To be done
Drop the pictures, then extract the listing word for word.

Data lines
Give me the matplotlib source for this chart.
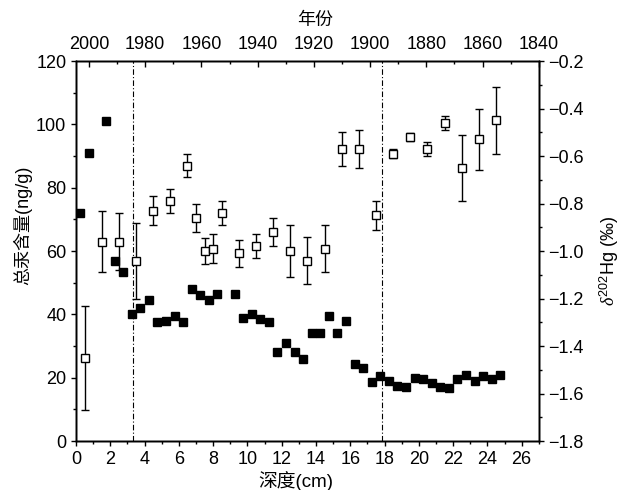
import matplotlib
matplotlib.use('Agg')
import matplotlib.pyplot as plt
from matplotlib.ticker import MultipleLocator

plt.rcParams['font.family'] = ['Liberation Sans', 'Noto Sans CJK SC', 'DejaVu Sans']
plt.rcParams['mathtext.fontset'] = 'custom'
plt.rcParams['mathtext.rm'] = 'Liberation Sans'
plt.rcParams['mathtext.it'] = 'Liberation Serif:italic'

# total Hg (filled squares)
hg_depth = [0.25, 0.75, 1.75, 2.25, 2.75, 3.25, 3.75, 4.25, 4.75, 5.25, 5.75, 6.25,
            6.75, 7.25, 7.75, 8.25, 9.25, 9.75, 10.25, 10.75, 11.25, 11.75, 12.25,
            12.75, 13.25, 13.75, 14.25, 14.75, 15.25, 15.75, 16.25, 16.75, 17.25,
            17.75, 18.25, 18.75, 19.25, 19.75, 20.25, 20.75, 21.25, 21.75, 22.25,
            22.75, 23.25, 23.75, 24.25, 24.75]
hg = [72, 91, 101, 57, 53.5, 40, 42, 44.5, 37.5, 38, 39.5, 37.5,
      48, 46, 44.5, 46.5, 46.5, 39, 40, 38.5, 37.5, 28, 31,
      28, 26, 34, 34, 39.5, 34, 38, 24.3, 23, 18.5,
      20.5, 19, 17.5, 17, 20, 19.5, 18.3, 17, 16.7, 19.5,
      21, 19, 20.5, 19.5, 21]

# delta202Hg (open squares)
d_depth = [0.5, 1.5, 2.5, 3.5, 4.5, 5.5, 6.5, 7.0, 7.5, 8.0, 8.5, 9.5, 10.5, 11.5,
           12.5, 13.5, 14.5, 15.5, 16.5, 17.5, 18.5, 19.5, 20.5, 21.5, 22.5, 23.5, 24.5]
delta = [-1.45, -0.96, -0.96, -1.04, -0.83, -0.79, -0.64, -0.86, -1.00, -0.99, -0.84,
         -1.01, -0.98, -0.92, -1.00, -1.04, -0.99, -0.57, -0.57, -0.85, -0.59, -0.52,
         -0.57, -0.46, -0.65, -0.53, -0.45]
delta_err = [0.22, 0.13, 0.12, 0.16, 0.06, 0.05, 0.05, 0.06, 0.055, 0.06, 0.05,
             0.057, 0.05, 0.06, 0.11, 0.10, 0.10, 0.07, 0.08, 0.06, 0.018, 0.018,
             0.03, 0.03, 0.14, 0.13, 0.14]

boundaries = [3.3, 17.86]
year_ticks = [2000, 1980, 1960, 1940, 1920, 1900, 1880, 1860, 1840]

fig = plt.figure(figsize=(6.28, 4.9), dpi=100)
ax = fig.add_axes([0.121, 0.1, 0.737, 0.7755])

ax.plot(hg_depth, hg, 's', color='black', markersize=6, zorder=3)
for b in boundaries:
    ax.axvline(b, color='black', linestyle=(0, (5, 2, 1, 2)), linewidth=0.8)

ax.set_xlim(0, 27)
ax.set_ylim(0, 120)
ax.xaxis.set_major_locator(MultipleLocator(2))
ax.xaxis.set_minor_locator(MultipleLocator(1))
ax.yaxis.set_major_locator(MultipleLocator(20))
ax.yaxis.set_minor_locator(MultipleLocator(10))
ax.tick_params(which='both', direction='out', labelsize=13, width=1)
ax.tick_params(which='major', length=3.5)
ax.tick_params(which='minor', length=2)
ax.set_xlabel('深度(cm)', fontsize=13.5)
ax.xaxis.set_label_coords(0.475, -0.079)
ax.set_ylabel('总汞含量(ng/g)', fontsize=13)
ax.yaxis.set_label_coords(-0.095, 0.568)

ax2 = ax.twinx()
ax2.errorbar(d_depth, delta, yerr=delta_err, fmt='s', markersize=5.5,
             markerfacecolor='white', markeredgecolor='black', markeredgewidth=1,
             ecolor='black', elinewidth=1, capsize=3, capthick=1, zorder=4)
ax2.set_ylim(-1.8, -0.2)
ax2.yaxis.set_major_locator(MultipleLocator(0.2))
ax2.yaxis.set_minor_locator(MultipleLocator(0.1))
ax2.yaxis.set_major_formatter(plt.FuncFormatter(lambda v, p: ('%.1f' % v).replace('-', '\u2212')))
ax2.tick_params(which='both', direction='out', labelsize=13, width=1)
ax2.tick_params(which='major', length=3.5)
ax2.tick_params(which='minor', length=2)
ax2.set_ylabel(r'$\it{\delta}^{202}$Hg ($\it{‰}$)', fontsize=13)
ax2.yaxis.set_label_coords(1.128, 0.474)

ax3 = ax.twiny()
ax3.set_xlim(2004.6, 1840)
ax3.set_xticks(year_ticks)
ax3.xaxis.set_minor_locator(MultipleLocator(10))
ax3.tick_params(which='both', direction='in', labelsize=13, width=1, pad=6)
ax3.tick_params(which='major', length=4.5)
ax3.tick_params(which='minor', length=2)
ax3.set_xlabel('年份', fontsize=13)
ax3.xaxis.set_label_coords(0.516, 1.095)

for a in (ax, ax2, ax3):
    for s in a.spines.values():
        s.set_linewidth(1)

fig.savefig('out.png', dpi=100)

Result of this task
Give me the matplotlib source for this chart.
import matplotlib
matplotlib.use('Agg')
import matplotlib.pyplot as plt
from matplotlib.ticker import MultipleLocator

plt.rcParams['font.family'] = ['Liberation Sans', 'Noto Sans CJK SC', 'DejaVu Sans']
plt.rcParams['mathtext.fontset'] = 'custom'
plt.rcParams['mathtext.rm'] = 'Liberation Sans'
plt.rcParams['mathtext.it'] = 'Liberation Serif:italic'

# total Hg (filled squares)
hg_depth = [0.25, 0.75, 1.75, 2.25, 2.75, 3.25, 3.75, 4.25, 4.75, 5.25, 5.75, 6.25,
            6.75, 7.25, 7.75, 8.25, 9.25, 9.75, 10.25, 10.75, 11.25, 11.75, 12.25,
            12.75, 13.25, 13.75, 14.25, 14.75, 15.25, 15.75, 16.25, 16.75, 17.25,
            17.75, 18.25, 18.75, 19.25, 19.75, 20.25, 20.75, 21.25, 21.75, 22.25,
            22.75, 23.25, 23.75, 24.25, 24.75]
hg = [72, 91, 101, 57, 53.5, 40, 42, 44.5, 37.5, 38, 39.5, 37.5,
      48, 46, 44.5, 46.5, 46.5, 39, 40, 38.5, 37.5, 28, 31,
      28, 26, 34, 34, 39.5, 34, 38, 24.3, 23, 18.5,
      20.5, 19, 17.5, 17, 20, 19.5, 18.3, 17, 16.7, 19.5,
      21, 19, 20.5, 19.5, 21]

# delta202Hg (open squares)
d_depth = [0.5, 1.5, 2.5, 3.5, 4.5, 5.5, 6.5, 7.0, 7.5, 8.0, 8.5, 9.5, 10.5, 11.5,
           12.5, 13.5, 14.5, 15.5, 16.5, 17.5, 18.5, 19.5, 20.5, 21.5, 22.5, 23.5, 24.5]
delta = [-1.45, -0.96, -0.96, -1.04, -0.83, -0.79, -0.64, -0.86, -1.00, -0.99, -0.84,
         -1.01, -0.98, -0.92, -1.00, -1.04, -0.99, -0.57, -0.57, -0.85, -0.59, -0.52,
         -0.57, -0.46, -0.65, -0.53, -0.45]
delta_err = [0.22, 0.13, 0.12, 0.16, 0.06, 0.05, 0.05, 0.06, 0.055, 0.06, 0.05,
             0.057, 0.05, 0.06, 0.11, 0.10, 0.10, 0.07, 0.08, 0.06, 0.018, 0.018,
             0.03, 0.03, 0.14, 0.13, 0.14]

boundaries = [3.3, 17.86]
year_ticks = [2000, 1980, 1960, 1940, 1920, 1900, 1880, 1860, 1840]

fig = plt.figure(figsize=(6.28, 4.9), dpi=100)
ax = fig.add_axes([0.121, 0.1, 0.737, 0.7755])

ax.plot(hg_depth, hg, 's', color='black', markersize=6, zorder=3)
for b in boundaries:
    ax.axvline(b, color='black', linestyle=(0, (5, 2, 1, 2)), linewidth=0.8)

ax.set_xlim(0, 27)
ax.set_ylim(0, 120)
ax.xaxis.set_major_locator(MultipleLocator(2))
ax.xaxis.set_minor_locator(MultipleLocator(1))
ax.yaxis.set_major_locator(MultipleLocator(20))
ax.yaxis.set_minor_locator(MultipleLocator(10))
ax.tick_params(which='both', direction='out', labelsize=13, width=1)
ax.tick_params(which='major', length=3.5)
ax.tick_params(which='minor', length=2)
ax.set_xlabel('深度(cm)', fontsize=13.5)
ax.xaxis.set_label_coords(0.475, -0.079)
ax.set_ylabel('总汞含量(ng/g)', fontsize=13)
ax.yaxis.set_label_coords(-0.095, 0.568)

ax2 = ax.twinx()
ax2.errorbar(d_depth, delta, yerr=delta_err, fmt='s', markersize=5.5,
             markerfacecolor='white', markeredgecolor='black', markeredgewidth=1,
             ecolor='black', elinewidth=1, capsize=3, capthick=1, zorder=4)
ax2.set_ylim(-1.8, -0.2)
ax2.yaxis.set_major_locator(MultipleLocator(0.2))
ax2.yaxis.set_minor_locator(MultipleLocator(0.1))
ax2.yaxis.set_major_formatter(plt.FuncFormatter(lambda v, p: ('%.1f' % v).replace('-', '\u2212')))
ax2.tick_params(which='both', direction='out', labelsize=13, width=1)
ax2.tick_params(which='major', length=3.5)
ax2.tick_params(which='minor', length=2)
ax2.set_ylabel(r'$\it{\delta}^{202}$Hg ($\it{‰}$)', fontsize=13)
ax2.yaxis.set_label_coords(1.128, 0.474)

ax3 = ax.twiny()
ax3.set_xlim(2004.6, 1840)
ax3.set_xticks(year_ticks)
ax3.xaxis.set_minor_locator(MultipleLocator(10))
ax3.tick_params(which='both', direction='in', labelsize=13, width=1, pad=6)
ax3.tick_params(which='major', length=4.5)
ax3.tick_params(which='minor', length=2)
ax3.set_xlabel('年份', fontsize=13)
ax3.xaxis.set_label_coords(0.516, 1.095)

for a in (ax, ax2, ax3):
    for s in a.spines.values():
        s.set_linewidth(1)

fig.savefig('out.png', dpi=100)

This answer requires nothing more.